By Yasin Ebrahim
Investing.com - Wall Street climbed on Monday, led by real estate and financial stocks as efforts to reopen the economy continued to underpin investor hopes of a quicker recovery in the second half of the year.
The Dow Jones Industrial Average rose 0.41%, or 103 points, the S&P 500 gained 0.54%, while the Nasdaq Composite added 0.83%.
Mass civil unrest across several states over the weekend did little to drown out investor optimism as financials continued to rack up gains after hitting a more than two-month high last week.
Real estate was also among the biggest gainers, led by Vornado Realty Trust (NYSE:VNO), Regency Centers (NASDAQ:REG), and Kimco Realty (NYSE:KIM), with the latter up more than 7% after JPMorgan upped its price target on the stock to $13 from $11.

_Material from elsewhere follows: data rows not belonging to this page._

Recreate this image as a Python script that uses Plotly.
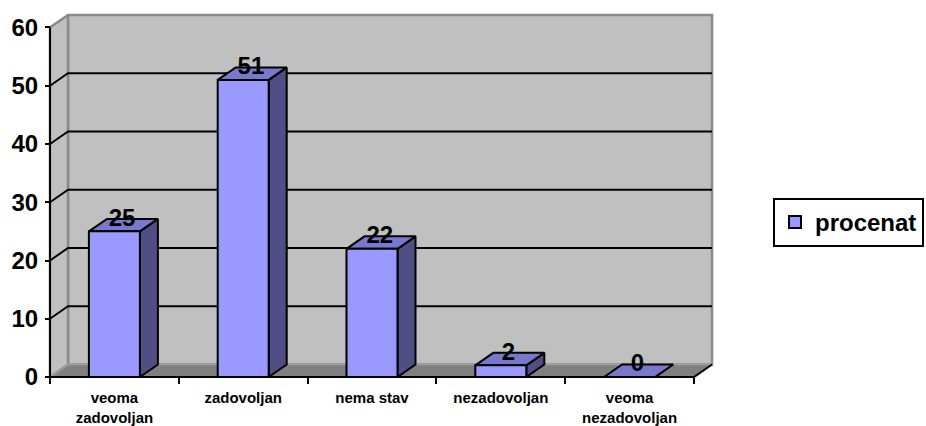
import plotly.graph_objects as go

# ---- data -------------------------------------------------------------
categories = ["veoma<br>zadovoljan", "zadovoljan", "nema stav",
              "nezadovoljan", "veoma<br>nezadovoljan"]
values = [25, 51, 22, 2, 0]
y_ticks = [0, 10, 20, 30, 40, 50, 60]
series_name = "procenat"

# ---- pseudo-3D geometry (in axis units) -------------------------------
W, H = 926, 426
PX_X = 128.8            # pixels per category
PX_Y = 350 / 60         # pixels per value unit
DEPTH_PX = (18, 12.5)   # receding offset of the back plane
DX = DEPTH_PX[0] / PX_X
DY = DEPTH_PX[1] / PX_Y
HALF = 0.198            # half bar width (category units)
YMAX = y_ticks[-1]
PAD = 6                 # room around the drawing so edge lines aren't clipped

n = len(values)
x0, x1 = -0.5, n - 0.5

plot_w = (x1 + DX - x0) * PX_X + 2 * PAD
plot_h = (YMAX + DY) * PX_Y + 2 * PAD
left = 50 - PAD
top = 377 - YMAX * PX_Y - DEPTH_PX[1] - PAD
bottom = H - 377 - PAD
right = W - left - plot_w

FONT = "Liberation Sans, Arial, sans-serif"

WALL = "#c0c0c0"
WALL_EDGE = "#8a8a8a"
FLOOR = "#808080"
FRONT = "#9999ff"
TOP = "#7878cc"
SIDE = "#4f4f85"


def poly(pts):
    xs = [p[0] for p in pts] + [pts[0][0]]
    ys = [p[1] for p in pts] + [pts[0][1]]
    return xs, ys


def shape_trace(polys, fill, line_color, line_w):
    xs, ys = [], []
    for pts in polys:
        px, py = poly(pts)
        xs += px + [None]
        ys += py + [None]
    return go.Scatter(x=xs, y=ys, mode="lines", fill="toself", fillcolor=fill,
                      line=dict(color=line_color, width=line_w),
                      hoverinfo="skip", showlegend=False)


def line_trace(xs, ys, color, width):
    return go.Scatter(x=xs, y=ys, mode="lines", line=dict(color=color, width=width),
                      hoverinfo="skip", showlegend=False)


fig = go.Figure()

# walls and floor
fig.add_trace(shape_trace([[(x0 + DX, DY), (x1 + DX, DY), (x1 + DX, YMAX + DY), (x0 + DX, YMAX + DY)]],
                          WALL, WALL_EDGE, 2.5))
fig.add_trace(shape_trace([[(x0, 0), (x0, YMAX), (x0 + DX, YMAX + DY), (x0 + DX, DY)]],
                          WALL, WALL_EDGE, 2.5))
fig.add_trace(shape_trace([[(x0, 0), (x1, 0), (x1 + DX, DY), (x0 + DX, DY)]],
                          FLOOR, "#a0a0a0", 1.5))

# gridlines across side and back walls
gx, gy = [], []
for g in y_ticks[1:-1]:
    gx += [x0, x0 + DX, x1 + DX, None]
    gy += [g, g + DY, g + DY, None]
fig.add_trace(line_trace(gx, gy, "black", 2))

# bars: front, top and side faces
fronts, tops, sides = [], [], []
for i, v in enumerate(values):
    a, b = i - HALF, i + HALF
    fronts.append([(a, 0), (b, 0), (b, v), (a, v)])
    tops.append([(a, v), (b, v), (b + DX, v + DY), (a + DX, v + DY)])
    sides.append([(b, 0), (b + DX, DY), (b + DX, v + DY), (b, v)])
fig.add_trace(shape_trace(sides, SIDE, "black", 2))
fig.add_trace(shape_trace(tops, TOP, "black", 2))
fig.add_trace(shape_trace(fronts, FRONT, "black", 2))

# front axis lines
fig.add_trace(line_trace([x0, x0], [0, YMAX], "black", 2))
fig.add_trace(line_trace([x0, x1, x1 + DX], [0, 0, DY], "black", 2))

# value labels
fig.add_trace(go.Scatter(
    x=[i + 0.06 for i in range(n)], y=[v + 2.0 for v in values],
    mode="text", text=[str(v) for v in values], textposition="middle center",
    textfont=dict(family=FONT, size=24, color="black", weight="bold"),
    hoverinfo="skip", showlegend=False, cliponaxis=False))

# legend entry
fig.add_trace(go.Scatter(
    x=[None], y=[None], mode="markers", name=series_name,
    marker=dict(symbol="square", size=16, color=FRONT, line=dict(color="black", width=2))))

fig.update_layout(
    width=W, height=H,
    margin=dict(l=left, r=right, t=top, b=bottom, pad=0, autoexpand=False),
    paper_bgcolor="white", plot_bgcolor="white",
    showlegend=True,
    legend=dict(xref="container", yref="container",
                x=773 / W, y=1 - 198 / H, xanchor="left", yanchor="top",
                bordercolor="black", borderwidth=2, bgcolor="white",
                font=dict(family=FONT, size=24, color="black", weight="bold"),
                itemsizing="constant", tracegroupgap=0,
                entrywidth=170, entrywidthmode="pixels"),
    xaxis=dict(
        range=[x0 - PAD / PX_X, x1 + DX + PAD / PX_X],
        anchor="free", position=PAD / plot_h, automargin=False,
        tickmode="array", tickvals=list(range(n)), ticktext=categories,
        ticks="", showline=False, showgrid=False, zeroline=False,
        tickfont=dict(family=FONT, size=15, color="black", weight="bold"),
        ticklabelstandoff=10,
        minor=dict(tickmode="array", tickvals=[i - 0.5 for i in range(n + 1)],
                   ticks="outside", ticklen=6, tickwidth=2, tickcolor="black",
                   showgrid=False),
    ),
    yaxis=dict(
        range=[-PAD / PX_Y, YMAX + DY + PAD / PX_Y],
        anchor="free", position=PAD / plot_w, automargin=False,
        tickmode="array", tickvals=y_ticks,
        ticks="outside", ticklen=5, tickwidth=2, tickcolor="black",
        showline=False, showgrid=False, zeroline=False,
        tickfont=dict(family=FONT, size=24, color="black", weight="bold"),
        ticklabelstandoff=2,
    ),
)

fig.write_html("out.html")
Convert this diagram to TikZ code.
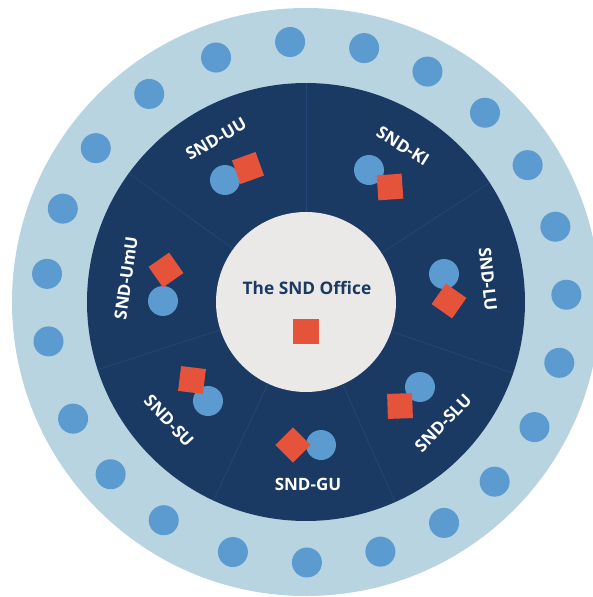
\documentclass[tikz,border=0pt]{standalone}
\usepackage{fontspec}
\setmainfont{Open Sans}
\usetikzlibrary{calc}
\usetikzlibrary{positioning}
\definecolor{ringblue}{HTML}{B9D4E1}
\definecolor{dotblue}{HTML}{5B9BD0}
\definecolor{navy}{HTML}{1B3A63}
\definecolor{seamblue}{HTML}{264876}
\definecolor{officegrey}{HTML}{EAE9E7}
\definecolor{squarered}{HTML}{E5533A}
\tikzstyle{ringnode} = [circle, fill=ringblue, inner sep=0pt, outer sep=0pt, minimum size=588pt]
\tikzstyle{hubnode} = [circle, fill=navy, inner sep=0pt, outer sep=0pt, minimum size=438pt]
\tikzstyle{officenode} = [circle, fill=officegrey, inner sep=0pt, outer sep=0pt, minimum size=180pt]
\tikzstyle{dotnode} = [circle, fill=dotblue, inner sep=0pt, minimum size=30pt]
\tikzstyle{squarenode} = [rectangle, fill=squarered, inner sep=0pt, minimum size=25pt]
\tikzstyle{unitlabel} = [text=white, inner sep=0pt, font=\fontsize{17}{18}\selectfont\bfseries]
\tikzstyle{seam} = [draw=seamblue, line width=0.7pt]

\begin{document}
\begin{tikzpicture}[x=1pt, y=1pt]
\useasboundingbox (-306,-295) rectangle (286,302);
\node[ringnode] (ring) at (0,0) {};
\foreach \a [count=\k] in {-89.8,-73.4,-58,-43.6,-28.7,-13.5,1.6,16.8,31.7,46.6,62.2,77.1,93.5,110.2,127,143.8,159,173.8,188.7,206.6,221.4,236.9,253.7}
    \node[dotnode] (ring_dot\k) at (\a:260.5) {};
\node[hubnode] (hub) at (0,0) {};
\node[officenode] (office) at (0,0) {};
\foreach \a in {90,144,198,245,294,341,33}
    \draw[seam] (office.\a) -- (hub.\a);

\node[text=navy, inner sep=0pt, font=\fontsize{17.3}{18}\selectfont\bfseries] (office_title) at ($(office)+(1,14)$) {The SND Office};
\node[squarenode] (office_square) at ($(office)+(0,-29.5)$) {};

\node[dotnode] (uu_dot) at ($(hub)+(-81,122)$) {};
\node[squarenode, rotate=20] (uu_square) at ($(uu_dot)+(23,12)$) {};
\node[unitlabel, rotate=30] (uu_label) at ($(hub)+(-90,163)$) {SND-UU};

\node[dotnode] (ki_dot) at ($(hub)+(63,132)$) {};
\node[squarenode, rotate=4] (ki_square) at ($(ki_dot)+(21,-17)$) {};
\node[unitlabel, rotate=-32] (ki_label) at ($(hub)+(97,156)$) {SND-KI};

\node[dotnode] (lu_dot) at ($(hub)+(138,28)$) {};
\node[squarenode, rotate=-35] (lu_square) at ($(lu_dot)+(5,-27)$) {};
\node[unitlabel, rotate=-84] (lu_label) at ($(hub)+(182,23)$) {SND-LU};

\node[dotnode] (slu_dot) at ($(hub)+(114,-85)$) {};
\node[squarenode, rotate=2] (slu_square) at ($(slu_dot)+(-20,-19)$) {};
\node[unitlabel, rotate=46] (slu_label) at ($(hub)+(137,-121)$) {SND-SLU};

\node[dotnode] (gu_dot) at ($(hub)+(15,-143)$) {};
\node[squarenode, rotate=45] (gu_square) at ($(gu_dot)+(-28,0)$) {};
\node[unitlabel] (gu_label) at ($(hub)+(2,-182)$) {SND-GU};

\node[dotnode] (su_dot) at ($(hub)+(-98,-99)$) {};
\node[squarenode, rotate=-7] (su_square) at ($(su_dot)+(-16,21)$) {};
\node[unitlabel, rotate=-47] (su_label) at ($(hub)+(-137,-119)$) {SND-SU};

\node[dotnode] (umu_dot) at ($(hub)+(-143,1)$) {};
\node[squarenode, rotate=35] (umu_square) at ($(umu_dot)+(3,31)$) {};
\node[unitlabel, rotate=82] (umu_label) at ($(hub)+(-180,24)$) {SND-UmU};
\end{tikzpicture}
\end{document}
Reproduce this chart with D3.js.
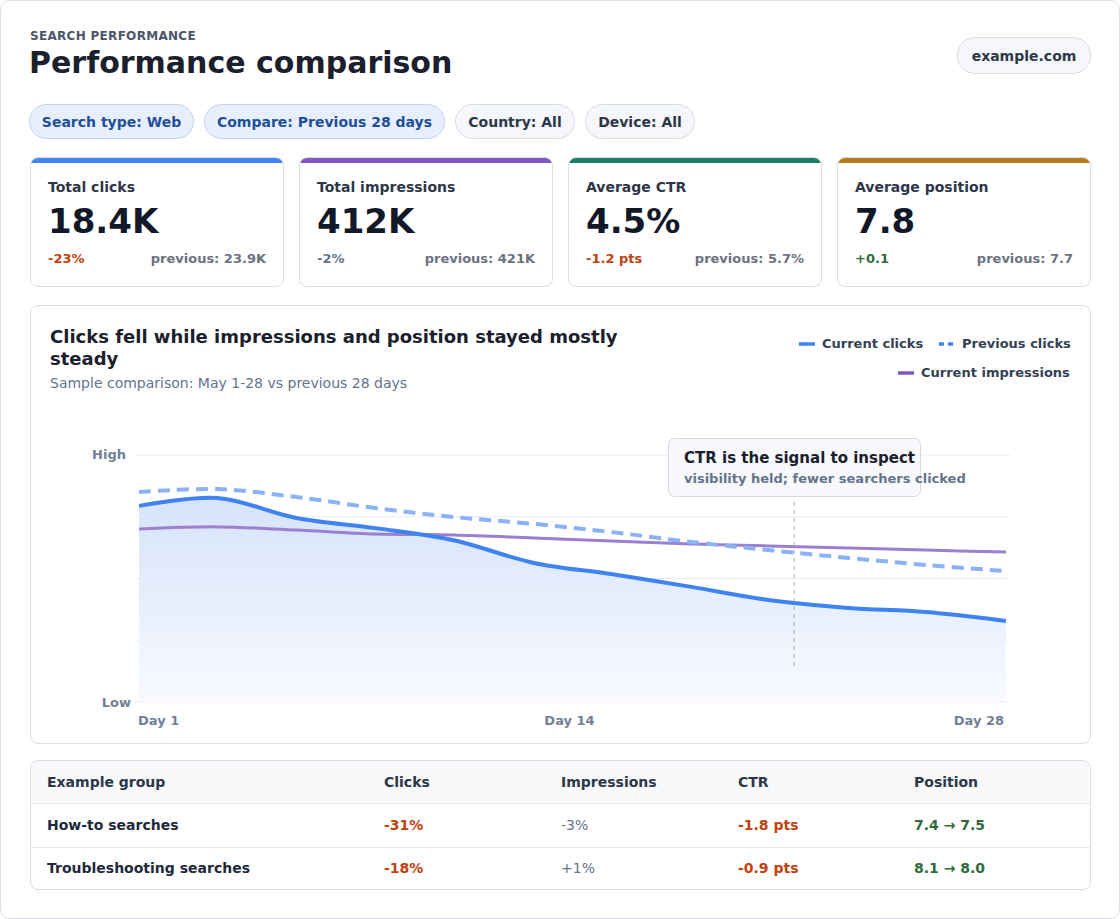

Healthcare, meanwhile, proved the exception to the gains on Wall Street, paced by a 7% decline in Pfizer (NYSE:PFE) after the pharmaceutical giant revealed disappointing data from its breast-cancer drug trial.
On the economic front, investors embraced signs of steadying manufacturing activity as the Institute for Supply Management’s manufacturing index for May rose to a reading of 43.1 from 41.5 in April.
The ISM index will "probably improve materially in June" as factories begin to reopen and as Boeing (NYSE:BA) resumes production of the 737 MAX, but a return to pre-Covid-19 levels remains some way off, Jefferies (NYSE:JEF) said.
U.S.-China trade tensions, meanwhile, remained elevated despite President Donald Trump refraining on Friday from imposing harsh sanctions on Beijing. The president said the U.S. would move to end Hong Kong's special status that grants the city favorable trade terms.
China ordered companies to temporarily halt imports of some U.S. farm goods, Bloomberg reported Monday.